Short task
Copy every line of the listing exactly.

- - - - - - -

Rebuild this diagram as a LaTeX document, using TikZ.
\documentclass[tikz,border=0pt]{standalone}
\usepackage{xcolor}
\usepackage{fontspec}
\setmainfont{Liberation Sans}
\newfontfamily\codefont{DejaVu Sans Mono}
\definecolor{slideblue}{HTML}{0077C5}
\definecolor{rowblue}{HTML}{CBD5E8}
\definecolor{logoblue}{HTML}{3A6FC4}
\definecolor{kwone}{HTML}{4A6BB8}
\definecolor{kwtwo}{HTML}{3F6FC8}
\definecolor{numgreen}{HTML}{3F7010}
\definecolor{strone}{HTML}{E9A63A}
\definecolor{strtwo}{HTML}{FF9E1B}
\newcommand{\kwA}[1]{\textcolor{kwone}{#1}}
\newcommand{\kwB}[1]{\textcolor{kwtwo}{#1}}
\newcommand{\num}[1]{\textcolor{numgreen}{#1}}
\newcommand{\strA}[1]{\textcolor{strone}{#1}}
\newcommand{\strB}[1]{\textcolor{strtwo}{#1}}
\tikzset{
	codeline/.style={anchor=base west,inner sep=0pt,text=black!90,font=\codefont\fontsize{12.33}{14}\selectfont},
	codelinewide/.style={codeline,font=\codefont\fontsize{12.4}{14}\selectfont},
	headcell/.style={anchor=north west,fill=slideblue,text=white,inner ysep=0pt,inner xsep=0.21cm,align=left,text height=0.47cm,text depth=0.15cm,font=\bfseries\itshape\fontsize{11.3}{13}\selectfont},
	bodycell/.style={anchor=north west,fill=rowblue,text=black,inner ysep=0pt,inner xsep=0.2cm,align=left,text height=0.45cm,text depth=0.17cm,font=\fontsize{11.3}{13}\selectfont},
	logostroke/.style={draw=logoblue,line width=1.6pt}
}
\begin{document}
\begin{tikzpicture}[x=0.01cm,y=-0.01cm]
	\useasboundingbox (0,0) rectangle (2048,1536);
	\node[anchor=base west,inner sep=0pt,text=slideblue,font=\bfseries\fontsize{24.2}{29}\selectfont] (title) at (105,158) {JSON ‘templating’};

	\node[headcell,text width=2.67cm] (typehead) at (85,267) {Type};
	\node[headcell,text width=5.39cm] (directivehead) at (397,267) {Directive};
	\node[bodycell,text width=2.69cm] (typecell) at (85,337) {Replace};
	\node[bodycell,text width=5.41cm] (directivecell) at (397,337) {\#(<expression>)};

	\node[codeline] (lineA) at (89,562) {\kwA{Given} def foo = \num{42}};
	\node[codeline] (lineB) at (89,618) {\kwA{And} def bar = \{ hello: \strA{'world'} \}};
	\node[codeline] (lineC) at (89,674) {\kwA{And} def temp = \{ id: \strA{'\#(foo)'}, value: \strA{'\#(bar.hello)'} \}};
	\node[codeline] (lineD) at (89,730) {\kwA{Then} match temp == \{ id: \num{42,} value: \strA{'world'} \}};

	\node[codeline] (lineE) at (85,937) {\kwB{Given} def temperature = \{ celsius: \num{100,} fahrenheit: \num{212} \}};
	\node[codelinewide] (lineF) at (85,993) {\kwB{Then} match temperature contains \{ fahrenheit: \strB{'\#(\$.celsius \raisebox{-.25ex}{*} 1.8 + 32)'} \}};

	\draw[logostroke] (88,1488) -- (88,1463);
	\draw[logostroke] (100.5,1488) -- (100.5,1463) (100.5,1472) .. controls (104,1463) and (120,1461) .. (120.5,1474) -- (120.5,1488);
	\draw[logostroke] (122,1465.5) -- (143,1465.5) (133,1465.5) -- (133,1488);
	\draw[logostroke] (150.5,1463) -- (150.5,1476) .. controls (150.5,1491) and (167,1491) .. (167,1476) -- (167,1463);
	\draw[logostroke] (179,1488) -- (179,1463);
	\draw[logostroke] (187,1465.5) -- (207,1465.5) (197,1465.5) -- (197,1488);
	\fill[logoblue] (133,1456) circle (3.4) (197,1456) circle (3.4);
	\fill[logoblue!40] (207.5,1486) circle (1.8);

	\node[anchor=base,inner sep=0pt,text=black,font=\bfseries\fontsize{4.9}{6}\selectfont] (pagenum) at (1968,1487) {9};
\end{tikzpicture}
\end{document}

- - - - - - -

Task solution
Rebuild this diagram as a LaTeX document, using TikZ.
\documentclass[tikz,border=0pt]{standalone}
\usepackage{xcolor}
\usepackage{fontspec}
\setmainfont{Liberation Sans}
\newfontfamily\codefont{DejaVu Sans Mono}
\definecolor{slideblue}{HTML}{0077C5}
\definecolor{rowblue}{HTML}{CBD5E8}
\definecolor{logoblue}{HTML}{3A6FC4}
\definecolor{kwone}{HTML}{4A6BB8}
\definecolor{kwtwo}{HTML}{3F6FC8}
\definecolor{numgreen}{HTML}{3F7010}
\definecolor{strone}{HTML}{E9A63A}
\definecolor{strtwo}{HTML}{FF9E1B}
\newcommand{\kwA}[1]{\textcolor{kwone}{#1}}
\newcommand{\kwB}[1]{\textcolor{kwtwo}{#1}}
\newcommand{\num}[1]{\textcolor{numgreen}{#1}}
\newcommand{\strA}[1]{\textcolor{strone}{#1}}
\newcommand{\strB}[1]{\textcolor{strtwo}{#1}}
\tikzset{
	codeline/.style={anchor=base west,inner sep=0pt,text=black!90,font=\codefont\fontsize{12.33}{14}\selectfont},
	codelinewide/.style={codeline,font=\codefont\fontsize{12.4}{14}\selectfont},
	headcell/.style={anchor=north west,fill=slideblue,text=white,inner ysep=0pt,inner xsep=0.21cm,align=left,text height=0.47cm,text depth=0.15cm,font=\bfseries\itshape\fontsize{11.3}{13}\selectfont},
	bodycell/.style={anchor=north west,fill=rowblue,text=black,inner ysep=0pt,inner xsep=0.2cm,align=left,text height=0.45cm,text depth=0.17cm,font=\fontsize{11.3}{13}\selectfont},
	logostroke/.style={draw=logoblue,line width=1.6pt}
}
\begin{document}
\begin{tikzpicture}[x=0.01cm,y=-0.01cm]
	\useasboundingbox (0,0) rectangle (2048,1536);
	\node[anchor=base west,inner sep=0pt,text=slideblue,font=\bfseries\fontsize{24.2}{29}\selectfont] (title) at (105,158) {JSON ‘templating’};

	\node[headcell,text width=2.67cm] (typehead) at (85,267) {Type};
	\node[headcell,text width=5.39cm] (directivehead) at (397,267) {Directive};
	\node[bodycell,text width=2.69cm] (typecell) at (85,337) {Replace};
	\node[bodycell,text width=5.41cm] (directivecell) at (397,337) {\#(<expression>)};

	\node[codeline] (lineA) at (89,562) {\kwA{Given} def foo = \num{42}};
	\node[codeline] (lineB) at (89,618) {\kwA{And} def bar = \{ hello: \strA{'world'} \}};
	\node[codeline] (lineC) at (89,674) {\kwA{And} def temp = \{ id: \strA{'\#(foo)'}, value: \strA{'\#(bar.hello)'} \}};
	\node[codeline] (lineD) at (89,730) {\kwA{Then} match temp == \{ id: \num{42,} value: \strA{'world'} \}};

	\node[codeline] (lineE) at (85,937) {\kwB{Given} def temperature = \{ celsius: \num{100,} fahrenheit: \num{212} \}};
	\node[codelinewide] (lineF) at (85,993) {\kwB{Then} match temperature contains \{ fahrenheit: \strB{'\#(\$.celsius \raisebox{-.25ex}{*} 1.8 + 32)'} \}};

	\draw[logostroke] (88,1488) -- (88,1463);
	\draw[logostroke] (100.5,1488) -- (100.5,1463) (100.5,1472) .. controls (104,1463) and (120,1461) .. (120.5,1474) -- (120.5,1488);
	\draw[logostroke] (122,1465.5) -- (143,1465.5) (133,1465.5) -- (133,1488);
	\draw[logostroke] (150.5,1463) -- (150.5,1476) .. controls (150.5,1491) and (167,1491) .. (167,1476) -- (167,1463);
	\draw[logostroke] (179,1488) -- (179,1463);
	\draw[logostroke] (187,1465.5) -- (207,1465.5) (197,1465.5) -- (197,1488);
	\fill[logoblue] (133,1456) circle (3.4) (197,1456) circle (3.4);
	\fill[logoblue!40] (207.5,1486) circle (1.8);

	\node[anchor=base,inner sep=0pt,text=black,font=\bfseries\fontsize{4.9}{6}\selectfont] (pagenum) at (1968,1487) {9};
\end{tikzpicture}
\end{document}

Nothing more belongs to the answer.